The only thing more predictable than Americans' jubilation over the killing of Osama Bin Laden is the Republican campaign to give George W. Bush credit for it. Sadly for the right-wing propaganda machine, as Stephen Colbert warned President Bush five years ago, "reality has a well-known liberal bias." Bush, after all, shrugged off Bin Laden's escape after the U.S. failure at Tora Bora by proclaiming, "I truly am not that concerned about him." And it was President Obama who as promised tripled American resources in Afghanistan and authorized unilateral strikes without the permission of Pakistan.
But you'd never know it from the conservative voices celebrating the death of Bin Laden eight years to the day after President Bush declared "Mission Accomplished" aboard the USS Abraham Lincoln. While GOP leaders like Eric Cantor couldn't bring themselves to credit Barack Obama by name, John Yoo, Karl Rove, Rep. Steve King and other cheerleaders for the Bush torture team dubiously claimed so-called enhanced interrogation techniques like waterboarding provided the vital information leading to Bin Laden's killing.
But it was former Bush Defense Secretary and serial fabulist (see, for example, here and here) Donald Rumsfeld who regurgitated the GOP talking point in its purest form:
"All of this was made possible by the relentless, sustained pressure on al Qaeda that the Bush administration initiated after 9/11 and that the Obama administration has wisely chosen to continue."
Of course, Rumsfeld's revisionist history is untrue. More pathetic still, he knows it is untrue.
For starters, it was Donald Rumsfeld himself who cancelled the 2005 U.S. special forces operation designed to "snatch and grab" Ayman Al Zawahiri and other senior Al Qaeda leaders. The story, following July 2006 revelations that the CIA had previously disbanded its Bin Laden unit, gives lie to one of the central tenets of the so-called Bush Doctrine: no safe havens for terrorists. As the New York Times reported in July 2007, Rumsfeld ran roughshod over then CIA Director Porter Goss, scuttling the mission at the last moment even as the U.S. forces were boarding planes for the assault:
But the mission was called off after Donald H. Rumsfeld, then the defense secretary, rejected an 11th-hour appeal by Porter J. Goss, then the director of the Central Intelligence Agency, officials said. Members of a Navy Seals unit in parachute gear had already boarded C-130 cargo planes in Afghanistan when the mission was canceled, said a former senior intelligence official involved in the planning.

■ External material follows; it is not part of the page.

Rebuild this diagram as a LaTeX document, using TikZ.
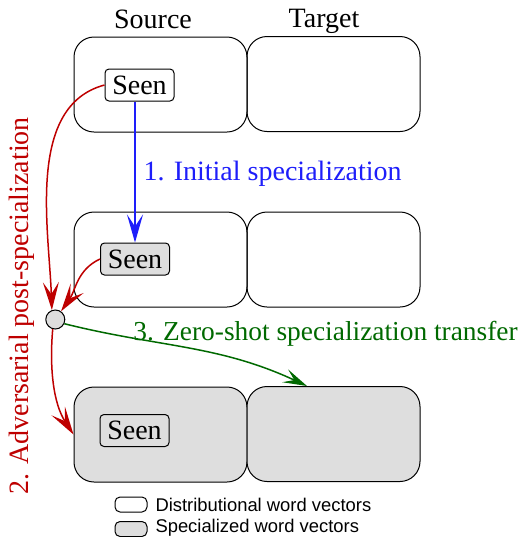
\documentclass[tikz,border=0pt]{standalone}
\usepackage{fontspec}
\setmainfont{Liberation Serif}
\setsansfont{Liberation Sans}
\usetikzlibrary{arrows.meta}

\definecolor{flowblue}{RGB}{30,30,250}
\definecolor{flowred}{RGB}{190,0,0}
\definecolor{flowgreen}{RGB}{0,105,0}
\definecolor{specgray}{RGB}{222,222,222}

\tikzset{
    region/.style={draw,rounded corners=10pt,minimum width=86.5pt,minimum height=47.5pt,inner sep=0pt},
    wordset/.style={draw,rounded corners=2pt,minimum width=34.5pt,minimum height=16pt,inner sep=0pt},
    keybox/.style={draw,rounded corners=2.5pt,minimum width=16pt,minimum height=7.5pt,inner sep=0pt},
    special/.style={fill=specgray},
    bighead/.style={-{Stealth[length=14pt,width=8pt,inset=6pt]},line width=0.75pt},
    steplabel/.style={anchor=base west,inner sep=0pt},
}

\begin{document}
\begin{tikzpicture}[x=0.5pt,y=-0.5pt,font=\fontsize{14}{16}\selectfont,line width=0.5pt]
    \useasboundingbox (0,0) rectangle (526,537);

    % column titles
    \node[anchor=base] (srctitle) at (153,28) {Source};
    \node[anchor=base] (tgttitle) at (324,27) {Target};

    % three stages, source and target spaces
    \node[region] (srcA) at (160.5,84.5) {};
    \node[region] (tgtA) at (333.5,84) {};
    \node[region] (srcB) at (160.5,259.5) {};
    \node[region] (tgtB) at (333.5,259.5) {};
    \node[region,special] (srcC) at (160.5,434.5) {};
    \node[region,special] (tgtC) at (333.5,434) {};

    \node[wordset,fill=white] (seenA) at (139.5,85) {Seen};
    \node[wordset,special] (seenB) at (135,259) {Seen};
    \node[wordset,special] (seenC) at (134.5,430.5) {Seen};

    \node[draw,circle,special,minimum size=9.5pt,inner sep=0pt] (dot) at (55.3,319.5) {};
    \coordinate (landing) at (307,386);

    % 1. initial specialization
    \draw[bighead,flowblue] (seenB.north |- seenA.south) -- (seenB.north);
    \node[steplabel,text=flowblue] (initlabel) at (143,180) {1. Initial specialization};

    % 2. adversarial post-specialization
    \draw[bighead,flowred] (seenA.west) to[out=195,in=92,looseness=0.9] (dot.110);
    \draw[bighead,flowred] (seenB.west) to[out=205,in=55] (dot.55);
    \draw[bighead,flowred] (dot.255) to[out=265,in=123,looseness=0.9] (srcC.west);
    \node[rotate=90,text=flowred] (advlabel) at (22,306) {2. Adversarial post-specialization};

    % 3. zero-shot transfer
    \draw[-{Stealth[length=12pt,width=7pt,inset=5pt]},line width=0.75pt,flowgreen] (dot.-25) to[out=-14,in=155] (landing);
    \node[steplabel,text=flowgreen,font=\fontsize{13.7}{16}\selectfont] (zslabel) at (133,340) {3. Zero-shot specialization transfer};

    % legend
    \node[keybox,fill=white] (keydist) at (131,504.5) {};
    \node[keybox,special] (keyspec) at (131,529) {};
    \node[anchor=west,font=\fontsize{9.2}{11}\sffamily,inner sep=0pt] (distlabel) at (155,505) {Distributional word vectors};
    \node[anchor=west,font=\fontsize{9.2}{11}\sffamily,inner sep=0pt] (speclabel) at (155,528) {Specialized word vectors};
\end{tikzpicture}
\end{document}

Mr. Rumsfeld decided that the operation, which had ballooned from a small number of military personnel and C.I.A. operatives to several hundred, was cumbersome and put too many American lives at risk, the current and former officials said. He was also concerned that it could cause a rift with Pakistan, an often reluctant ally that has barred the American military from operating in its tribal areas, the officials said.
In contrast, candidate Barack Obama was crystal clear that he would unilaterally strike Al Qaeda targets in Pakistan with or without permission from Islamabad.
In August 2007, as you'll recall, Senator Obama received a hellstorm of criticism for his statements regarding attacking Al Qaeda bases in Pakistan. As part of a broad - and forceful - foreign policy speech on August 1, Obama rightly took the Bush administration to task for the failure of its "no safe havens" doctrine in Pakistan. Regarding the Al Qaeda sanctuary safely nestled along the Afghan border, Obama declared:
"If we have actionable intelligence about high-value terrorist targets and President Musharraf won't act, we will."
And while Republican presidential candidate John McCain in February 2008 blasted Obama's advocacy of unilateral American attacks against Al Qaeda targets in Pakistan, by the beginning of that year the Bush administration itself was already carrying them out.